• INSTRUCTIONS FOR THE TASK:
Starting at the first line of the listing below, repeat each line up to and including the one containing "5.95, 7.8, 11.1]". Leave out pictures.
===============
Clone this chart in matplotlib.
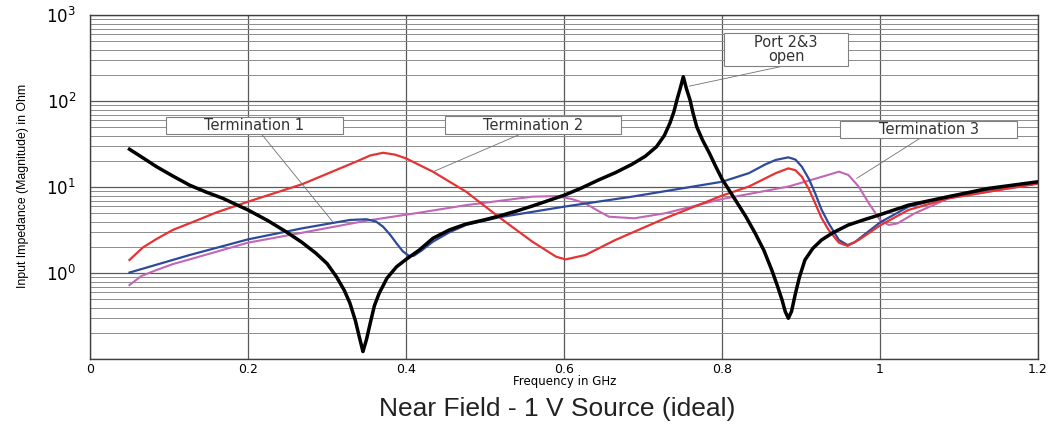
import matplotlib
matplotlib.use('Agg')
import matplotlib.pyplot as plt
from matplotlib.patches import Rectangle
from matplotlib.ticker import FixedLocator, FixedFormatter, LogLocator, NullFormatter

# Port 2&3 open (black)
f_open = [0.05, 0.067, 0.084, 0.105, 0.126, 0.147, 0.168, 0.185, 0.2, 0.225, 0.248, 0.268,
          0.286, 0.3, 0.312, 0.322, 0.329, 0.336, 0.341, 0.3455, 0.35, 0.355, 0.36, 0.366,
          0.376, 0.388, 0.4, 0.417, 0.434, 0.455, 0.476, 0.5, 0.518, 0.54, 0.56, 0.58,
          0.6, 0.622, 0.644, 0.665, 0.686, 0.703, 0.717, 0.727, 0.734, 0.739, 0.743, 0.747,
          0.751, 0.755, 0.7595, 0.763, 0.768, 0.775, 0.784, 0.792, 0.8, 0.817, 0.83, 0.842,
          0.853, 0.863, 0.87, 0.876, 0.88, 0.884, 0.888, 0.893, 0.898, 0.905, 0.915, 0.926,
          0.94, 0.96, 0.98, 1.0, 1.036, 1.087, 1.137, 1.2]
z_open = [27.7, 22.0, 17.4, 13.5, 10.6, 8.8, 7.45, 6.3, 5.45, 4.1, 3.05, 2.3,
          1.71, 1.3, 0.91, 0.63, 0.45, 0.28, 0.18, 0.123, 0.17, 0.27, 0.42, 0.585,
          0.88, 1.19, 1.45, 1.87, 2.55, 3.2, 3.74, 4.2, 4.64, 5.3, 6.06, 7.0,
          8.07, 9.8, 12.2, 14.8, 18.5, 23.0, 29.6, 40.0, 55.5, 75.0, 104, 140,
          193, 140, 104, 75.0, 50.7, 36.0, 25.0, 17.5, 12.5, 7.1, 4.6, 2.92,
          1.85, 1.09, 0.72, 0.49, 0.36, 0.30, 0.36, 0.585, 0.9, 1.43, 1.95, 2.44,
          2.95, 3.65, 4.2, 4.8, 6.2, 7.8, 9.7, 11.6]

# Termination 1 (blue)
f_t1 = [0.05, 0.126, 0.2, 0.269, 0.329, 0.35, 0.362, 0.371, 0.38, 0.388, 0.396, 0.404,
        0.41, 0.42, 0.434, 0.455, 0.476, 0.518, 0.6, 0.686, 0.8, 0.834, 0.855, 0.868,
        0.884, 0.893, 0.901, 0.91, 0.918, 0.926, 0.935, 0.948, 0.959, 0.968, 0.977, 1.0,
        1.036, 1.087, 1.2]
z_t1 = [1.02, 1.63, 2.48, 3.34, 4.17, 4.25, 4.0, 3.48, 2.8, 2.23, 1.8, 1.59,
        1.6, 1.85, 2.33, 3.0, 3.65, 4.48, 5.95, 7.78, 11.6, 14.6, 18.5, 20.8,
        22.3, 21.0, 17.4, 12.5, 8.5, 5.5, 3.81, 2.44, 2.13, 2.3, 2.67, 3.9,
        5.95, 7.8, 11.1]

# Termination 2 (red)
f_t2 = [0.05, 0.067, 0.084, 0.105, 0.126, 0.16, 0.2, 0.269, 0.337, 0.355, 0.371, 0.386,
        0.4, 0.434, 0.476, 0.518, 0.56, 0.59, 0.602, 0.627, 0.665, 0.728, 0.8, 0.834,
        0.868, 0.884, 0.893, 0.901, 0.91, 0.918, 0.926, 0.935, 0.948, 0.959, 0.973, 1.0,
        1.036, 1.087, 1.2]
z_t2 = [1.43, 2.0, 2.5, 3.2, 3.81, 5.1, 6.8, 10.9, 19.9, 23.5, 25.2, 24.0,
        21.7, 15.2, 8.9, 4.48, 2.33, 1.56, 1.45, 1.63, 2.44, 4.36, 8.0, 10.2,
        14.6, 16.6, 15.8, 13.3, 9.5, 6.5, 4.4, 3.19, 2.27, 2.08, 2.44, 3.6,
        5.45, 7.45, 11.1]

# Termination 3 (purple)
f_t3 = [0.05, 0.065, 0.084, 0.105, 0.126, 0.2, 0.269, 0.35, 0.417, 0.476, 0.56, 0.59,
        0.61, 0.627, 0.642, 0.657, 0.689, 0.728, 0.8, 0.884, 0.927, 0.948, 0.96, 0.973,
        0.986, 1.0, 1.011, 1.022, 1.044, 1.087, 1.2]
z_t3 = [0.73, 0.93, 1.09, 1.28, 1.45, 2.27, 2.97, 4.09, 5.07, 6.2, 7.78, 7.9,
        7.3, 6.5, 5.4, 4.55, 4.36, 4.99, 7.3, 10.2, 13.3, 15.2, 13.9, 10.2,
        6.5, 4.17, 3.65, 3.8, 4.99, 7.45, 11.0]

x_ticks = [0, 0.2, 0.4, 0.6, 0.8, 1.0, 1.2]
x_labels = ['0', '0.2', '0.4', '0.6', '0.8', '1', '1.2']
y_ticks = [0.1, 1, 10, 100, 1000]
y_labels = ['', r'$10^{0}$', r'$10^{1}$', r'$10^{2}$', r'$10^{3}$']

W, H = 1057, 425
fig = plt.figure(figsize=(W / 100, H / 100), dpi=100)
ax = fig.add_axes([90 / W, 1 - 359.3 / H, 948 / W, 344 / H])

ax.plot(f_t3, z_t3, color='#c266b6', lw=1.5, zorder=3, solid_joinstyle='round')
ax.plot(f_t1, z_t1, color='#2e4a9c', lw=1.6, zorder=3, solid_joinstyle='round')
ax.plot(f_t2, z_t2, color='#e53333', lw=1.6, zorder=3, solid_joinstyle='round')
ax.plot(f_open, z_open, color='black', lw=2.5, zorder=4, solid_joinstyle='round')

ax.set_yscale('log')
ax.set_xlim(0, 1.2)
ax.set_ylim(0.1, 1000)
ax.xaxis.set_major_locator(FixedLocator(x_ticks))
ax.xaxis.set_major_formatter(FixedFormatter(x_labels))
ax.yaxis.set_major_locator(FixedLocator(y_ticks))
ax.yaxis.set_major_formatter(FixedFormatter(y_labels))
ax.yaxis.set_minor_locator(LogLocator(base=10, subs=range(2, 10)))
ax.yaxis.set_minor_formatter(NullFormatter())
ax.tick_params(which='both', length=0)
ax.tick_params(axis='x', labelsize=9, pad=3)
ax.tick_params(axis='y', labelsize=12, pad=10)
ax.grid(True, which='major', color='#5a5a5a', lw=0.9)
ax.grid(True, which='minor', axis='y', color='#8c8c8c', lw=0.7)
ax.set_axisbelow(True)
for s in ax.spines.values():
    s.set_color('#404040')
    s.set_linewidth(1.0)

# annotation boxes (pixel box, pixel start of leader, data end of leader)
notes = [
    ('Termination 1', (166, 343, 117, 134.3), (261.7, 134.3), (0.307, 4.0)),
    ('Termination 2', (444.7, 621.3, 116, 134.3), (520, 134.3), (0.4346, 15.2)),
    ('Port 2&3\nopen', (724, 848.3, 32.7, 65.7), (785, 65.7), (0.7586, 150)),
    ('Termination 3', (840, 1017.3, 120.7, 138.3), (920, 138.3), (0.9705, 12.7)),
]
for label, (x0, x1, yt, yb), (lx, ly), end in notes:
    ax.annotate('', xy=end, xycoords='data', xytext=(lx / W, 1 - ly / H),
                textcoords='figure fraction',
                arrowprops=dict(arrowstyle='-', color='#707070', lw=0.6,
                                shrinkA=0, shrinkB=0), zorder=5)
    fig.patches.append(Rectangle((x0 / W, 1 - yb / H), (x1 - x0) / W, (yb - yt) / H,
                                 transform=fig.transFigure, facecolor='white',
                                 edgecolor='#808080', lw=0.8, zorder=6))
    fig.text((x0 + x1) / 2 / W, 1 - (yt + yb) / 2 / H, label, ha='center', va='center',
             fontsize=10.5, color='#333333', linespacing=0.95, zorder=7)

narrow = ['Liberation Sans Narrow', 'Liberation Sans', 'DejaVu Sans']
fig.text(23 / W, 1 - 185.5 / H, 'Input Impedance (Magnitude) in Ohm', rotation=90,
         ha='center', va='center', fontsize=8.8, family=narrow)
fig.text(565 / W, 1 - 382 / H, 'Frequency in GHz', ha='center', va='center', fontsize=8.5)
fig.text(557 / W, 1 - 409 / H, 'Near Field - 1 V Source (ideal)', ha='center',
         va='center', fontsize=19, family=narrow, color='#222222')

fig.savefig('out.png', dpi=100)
===============
• RESPONSE TO THIS TASK:
Clone this chart in matplotlib.
import matplotlib
matplotlib.use('Agg')
import matplotlib.pyplot as plt
from matplotlib.patches import Rectangle
from matplotlib.ticker import FixedLocator, FixedFormatter, LogLocator, NullFormatter

# Port 2&3 open (black)
f_open = [0.05, 0.067, 0.084, 0.105, 0.126, 0.147, 0.168, 0.185, 0.2, 0.225, 0.248, 0.268,
          0.286, 0.3, 0.312, 0.322, 0.329, 0.336, 0.341, 0.3455, 0.35, 0.355, 0.36, 0.366,
          0.376, 0.388, 0.4, 0.417, 0.434, 0.455, 0.476, 0.5, 0.518, 0.54, 0.56, 0.58,
          0.6, 0.622, 0.644, 0.665, 0.686, 0.703, 0.717, 0.727, 0.734, 0.739, 0.743, 0.747,
          0.751, 0.755, 0.7595, 0.763, 0.768, 0.775, 0.784, 0.792, 0.8, 0.817, 0.83, 0.842,
          0.853, 0.863, 0.87, 0.876, 0.88, 0.884, 0.888, 0.893, 0.898, 0.905, 0.915, 0.926,
          0.94, 0.96, 0.98, 1.0, 1.036, 1.087, 1.137, 1.2]
z_open = [27.7, 22.0, 17.4, 13.5, 10.6, 8.8, 7.45, 6.3, 5.45, 4.1, 3.05, 2.3,
          1.71, 1.3, 0.91, 0.63, 0.45, 0.28, 0.18, 0.123, 0.17, 0.27, 0.42, 0.585,
          0.88, 1.19, 1.45, 1.87, 2.55, 3.2, 3.74, 4.2, 4.64, 5.3, 6.06, 7.0,
          8.07, 9.8, 12.2, 14.8, 18.5, 23.0, 29.6, 40.0, 55.5, 75.0, 104, 140,
          193, 140, 104, 75.0, 50.7, 36.0, 25.0, 17.5, 12.5, 7.1, 4.6, 2.92,
          1.85, 1.09, 0.72, 0.49, 0.36, 0.30, 0.36, 0.585, 0.9, 1.43, 1.95, 2.44,
          2.95, 3.65, 4.2, 4.8, 6.2, 7.8, 9.7, 11.6]

# Termination 1 (blue)
f_t1 = [0.05, 0.126, 0.2, 0.269, 0.329, 0.35, 0.362, 0.371, 0.38, 0.388, 0.396, 0.404,
        0.41, 0.42, 0.434, 0.455, 0.476, 0.518, 0.6, 0.686, 0.8, 0.834, 0.855, 0.868,
        0.884, 0.893, 0.901, 0.91, 0.918, 0.926, 0.935, 0.948, 0.959, 0.968, 0.977, 1.0,
        1.036, 1.087, 1.2]
z_t1 = [1.02, 1.63, 2.48, 3.34, 4.17, 4.25, 4.0, 3.48, 2.8, 2.23, 1.8, 1.59,
        1.6, 1.85, 2.33, 3.0, 3.65, 4.48, 5.95, 7.78, 11.6, 14.6, 18.5, 20.8,
        22.3, 21.0, 17.4, 12.5, 8.5, 5.5, 3.81, 2.44, 2.13, 2.3, 2.67, 3.9,
        5.95, 7.8, 11.1]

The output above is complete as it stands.